Après avoir aidé le M5-RFP à déstabiliser le pouvoir d’IBK, le prochain combat de la jeunesse politique malienne doit être de mettre à la touche cette génération qui se disait «des démocrates convaincus», mais qui ont été «une déception totale en terme de concrétisation des promesses de la démocratie». Ce sont eux qui ont cultivé le clientélisme politique, la corruption, la délinquance financière, la gestion familiale des affaires de l’État qui ont fini par «tuer toute opportunité de développement dans le peu qui reste encore de ce beau pays le Mali. La gabegie, le vol et l’arbitraire sont devenus des vertus.
Certains observateurs disent avoir observé «un éveil de conscience» en train de s’installer ces dernières années. Si tel est le cas, il revient aux jeunes maintenant de «le rendre plus fort, plus vivant». Pour concrétiser ce rêve de rajeunir la gouvernance de notre pays, c’est d’une vraie révolution de palais dans nos chapelles politiques dont la démocratie malienne a besoin. Plus que jamais les jeunes maliennes et les jeunes maliens doivent devenir des citoyens proactifs en s’armant intellectuellement afin de mieux maîtriser l’histoire contemporaine du Mali… Ils doivent s’éduquer sur la réalité et la complexité de la situation de notre pays ; comprendre les enjeux de sa déstabilisation, les obstacles liés à son émergence socioéconomique, son développement intégral et homogène.
Cela nécessite aussi un leadership fort, c’est des jeunes qui ont compris qu’il faut se battre d’abord pour l’intérêt général et non personnel, et qu’un vrai leader est celui qui a compris qu’il ne pourra pas illuminer le monde de son aura tant qu’il ne crée pas les conditions permettant à tout le monde de briller autour de lui.

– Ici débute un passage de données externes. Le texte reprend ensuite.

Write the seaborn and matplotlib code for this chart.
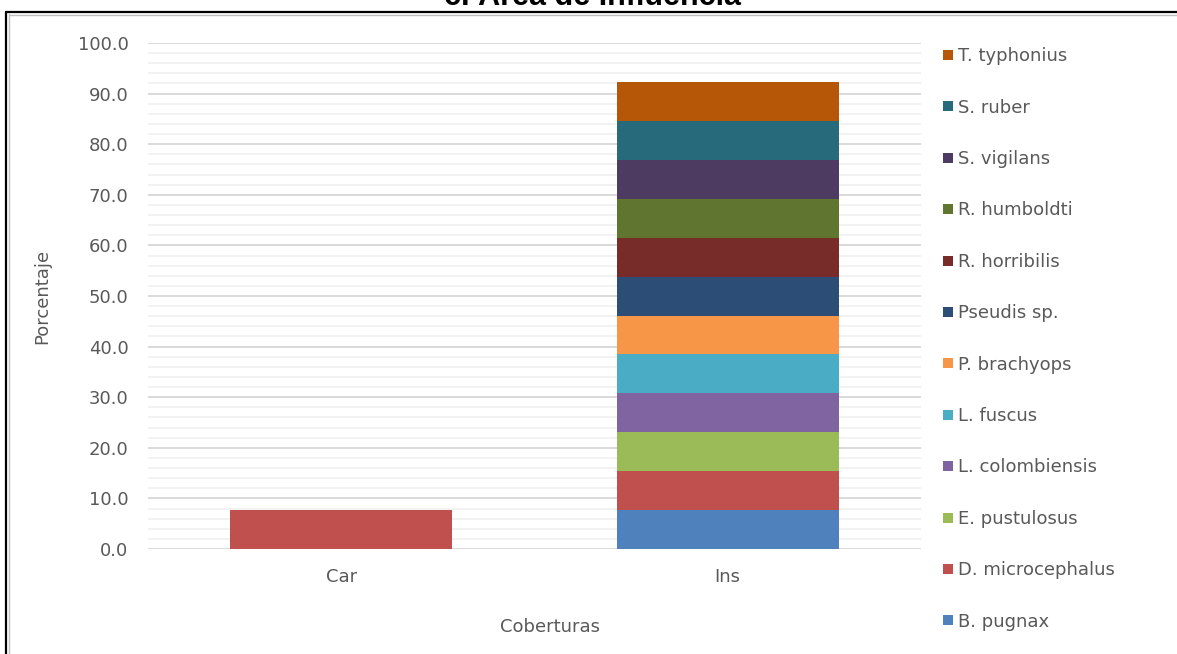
import matplotlib
matplotlib.use("Agg")
import matplotlib.pyplot as plt
from matplotlib.lines import Line2D
from matplotlib.ticker import MultipleLocator, FormatStrFormatter
import numpy as np
import seaborn as sns

# Coverage types on the x axis
coberturas = ["Car", "Ins"]

# Species, bottom of the stack first
especies = [
    "B. pugnax", "D. microcephalus", "E. pustulosus", "L. colombiensis",
    "L. fuscus", "P. brachyops", "Pseudis sp.", "R. horribilis",
    "R. humboldti", "S. vigilans", "S. ruber", "T. typhonius",
]

# Percentage of each species per coverage (Car, Ins)
b_pugnax = [0.0, 7.69]
d_microcephalus = [7.69, 7.69]
e_pustulosus = [0.0, 7.69]
l_colombiensis = [0.0, 7.69]
l_fuscus = [0.0, 7.69]
p_brachyops = [0.0, 7.69]
pseudis_sp = [0.0, 7.69]
r_horribilis = [0.0, 7.69]
r_humboldti = [0.0, 7.69]
s_vigilans = [0.0, 7.69]
s_ruber = [0.0, 7.69]
t_typhonius = [0.0, 7.69]

valores = [
    b_pugnax, d_microcephalus, e_pustulosus, l_colombiensis, l_fuscus,
    p_brachyops, pseudis_sp, r_horribilis, r_humboldti, s_vigilans,
    s_ruber, t_typhonius,
]

colores = [
    "#4F81BD", "#C0504D", "#9BBB59", "#8064A2", "#4BACC6", "#F79646",
    "#2C4D75", "#772C2A", "#5F7530", "#4D3B62", "#276A7C", "#B65708",
]

sns.set_theme(style="white")
plt.rcParams["font.family"] = ["DejaVu Sans"]
gris = "#595959"

fig = plt.figure(figsize=(11.77, 6.54), dpi=100)
ax = fig.add_axes([148 / 1177, 1 - 549 / 654, 773 / 1177, 506 / 654])

base = np.zeros(len(coberturas))
for nombre, vals, col in zip(especies, valores, colores):
    sns.barplot(x=coberturas, y=vals, bottom=base, color=col, saturation=1,
                width=0.575, linewidth=0, order=coberturas, ax=ax)
    base = base + np.array(vals)

ax.set_ylim(0, 100)
ax.yaxis.set_major_locator(MultipleLocator(10))
ax.yaxis.set_minor_locator(MultipleLocator(2))
ax.yaxis.set_major_formatter(FormatStrFormatter("%.1f"))
ax.grid(axis="y", which="major", color="#D9D9D9", linewidth=1.4, zorder=0)
ax.grid(axis="y", which="minor", color="#F2F2F2", linewidth=1.4, zorder=0)
ax.grid(axis="x", visible=False)
ax.set_axisbelow(True)
for s in ax.spines.values():
    s.set_visible(False)
ax.tick_params(axis="both", which="both", length=0, labelsize=13, colors=gris)
ax.tick_params(axis="y", pad=14)
ax.tick_params(axis="x", pad=14)

ax.set_xlabel("Coberturas", fontsize=13, color=gris)
ax.set_ylabel("Porcentaje", fontsize=13, color=gris)
ax.xaxis.set_label_coords(0.52, -0.137)
ax.yaxis.set_label_coords(-0.125, 0.5)

# Legend, top of the stack first
handles = [
    Line2D([0], [0], marker="s", linestyle="none", markersize=7.5,
           markerfacecolor=c, markeredgewidth=0)
    for c in colores[::-1]
]
fig.legend(handles, especies[::-1], loc="upper left",
           bbox_to_anchor=(935 / 1177, 1 - 40 / 654), frameon=False,
           fontsize=13, labelcolor=gris, handlelength=0.6,
           handletextpad=0.3, labelspacing=1.85, borderaxespad=0)

# Frame of the chart area
fig.add_artist(Line2D([6 / 1177, 6 / 1177], [0, 1 - 12 / 654],
                      color="black", linewidth=1.6, transform=fig.transFigure))
fig.add_artist(Line2D([6 / 1177, 1], [1 - 12 / 654, 1 - 12 / 654],
                      color="black", linewidth=1.6, transform=fig.transFigure))
fig.add_artist(Line2D([8.5 / 1177, 8.5 / 1177], [0, 1 - 14 / 654],
                      color="#BFBFBF", linewidth=1.0, transform=fig.transFigure))
fig.add_artist(Line2D([8.5 / 1177, 1], [1 - 14.5 / 654, 1 - 14.5 / 654],
                      color="#BFBFBF", linewidth=1.0, transform=fig.transFigure))

fig.text(593 / 1177, 1 - 5 / 654, "c. Área de Influencia", ha="center",
         va="baseline", fontsize=22, fontweight="bold", color="black",
         family="Liberation Sans")

fig.savefig("out.png", dpi=100, facecolor="white")
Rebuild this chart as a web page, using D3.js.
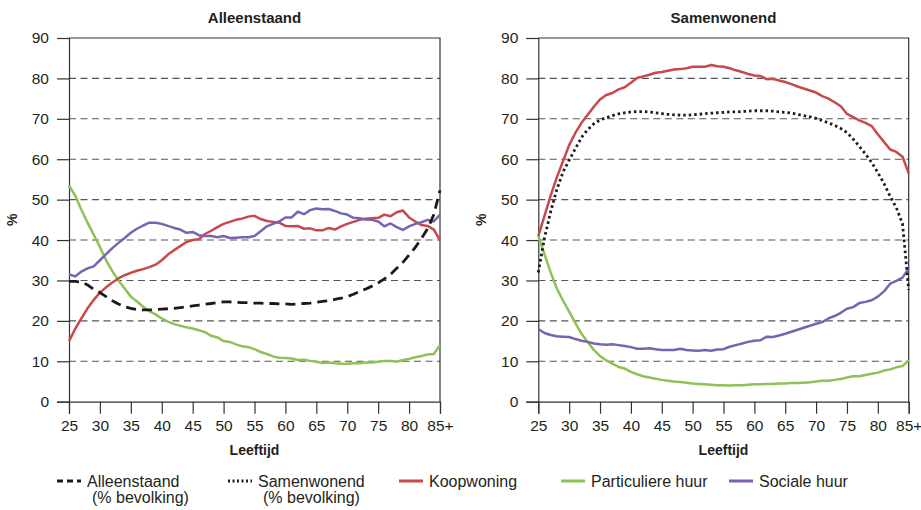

«La tâche est ardue, mais pas impossible si nous sommes réellement déterminés à saisir cette opportunité que la junte nous offre maintenant. Il faut déjà prendre d’assaut les réseaux sociaux avec des arguments solides mettant en évidence la nécessité de ce changement générationnel», défend un confrère. «Essayons de jouer cette carte pour parachever cette révolution», conclut-il.